Number of murders of transgender and nonbinary people, United States, 2019-2022. The Human Rights Campaign (HRC) includes transgender and nonbinary murders 14 ; the Federal Bureau of Investigation (FBI) Hate Crime Statistics Data Collection includes transgender murder and nonnegligent manslaughter of transgender victims; and FBI nonbinary includes murder and nonnegligent manslaughter of gender-nonconforming victims. Although the figure indicates “nonbinary,” the FBI Hate Crime Statistics Data Collection uses “gender nonconforming.” 12
Room for Improvement
The FBI’s underreporting of violence against transgender people is explained in part by local law enforcement agencies having limited structures for reporting on crimes against transgender people beyond reporting on gender identity–motivated crimes. 5 The lack of reporting by the NVDRS on gender identity is also linked to its information sources. The NVDRS compiles information submitted by law enforcement agencies, coroner/medical examiner reports, and toxicology reports, and the system’s data on gender identity are based on what these various reports indicate. Therefore, the lack of gender-inclusive national databases is more understandable given the constraints in receiving gender-inclusive data from primary reporting agencies, such as hospitals. Even with required sexual orientation and gender identity reporting in hospitals, information on gender identity was missing for >60% of patients in one study. 16 Across law enforcement agencies, medical examiners/coroners, and health care providers, it is necessary to include gender-inclusive language that goes beyond collecting information on sex or gender binaries. Inclusion of this language can be achieved through requiring these agencies to have mandatory reporting of gender identity, providing guidelines on how to collect information on gender identity that is specific to each agency, and including transgender and nonbinary individuals in the creation and implementation of these interventions.

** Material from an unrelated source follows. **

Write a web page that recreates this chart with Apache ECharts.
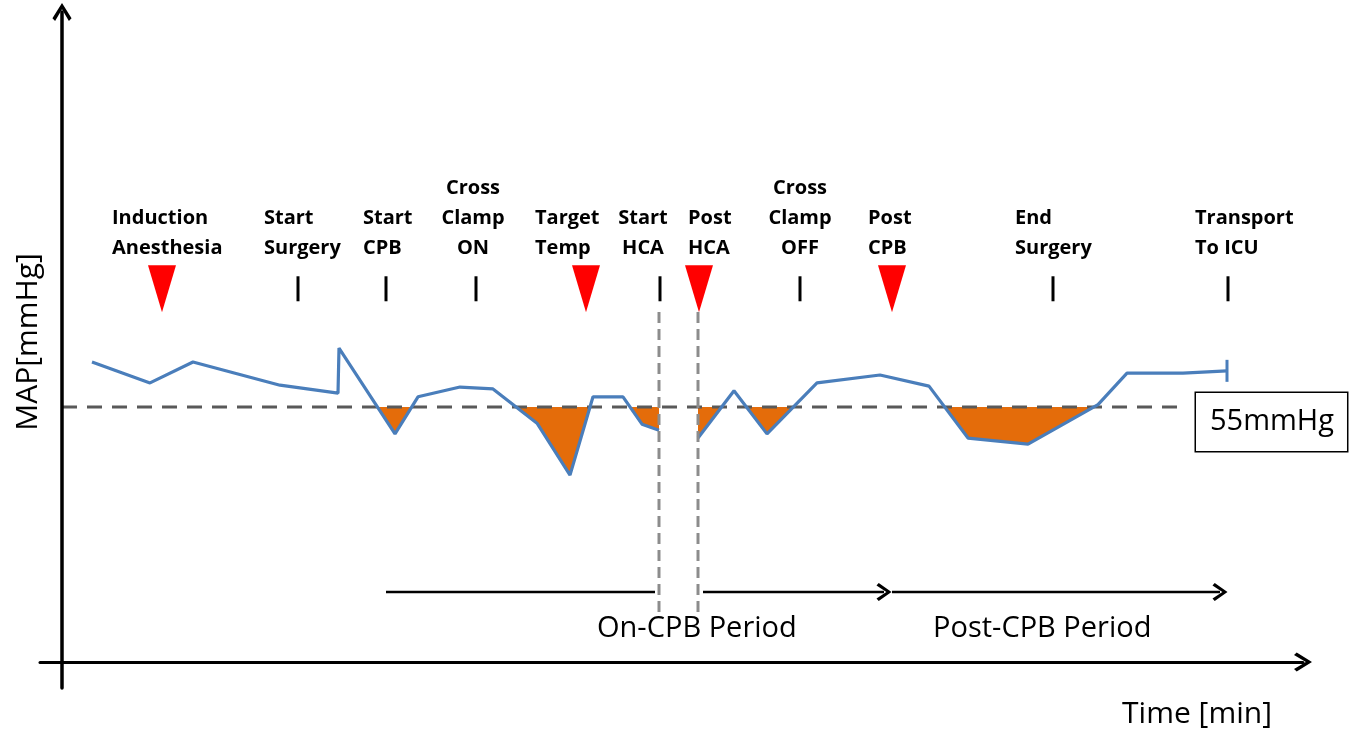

The goal of the NVDRS is “to help find ways to prevent violent death” through “information about the ‘who, when, where, and how’ from data on violent deaths and provide insights about ‘why’ the deaths occurred.” 15 In alignment with its mission, these databases must also be able to identify the “who, when, where, how, and why” for transgender populations so that effective violence prevention measures can be developed for those most affected by violence in this population.
Footnotes
Declaration of Conflicting Interests
The authors declared no potential conflicts of interest with respect to the research, authorship, and/or publication of this article.
Funding
The authors received no financial support for the research, authorship, and/or publication of this article.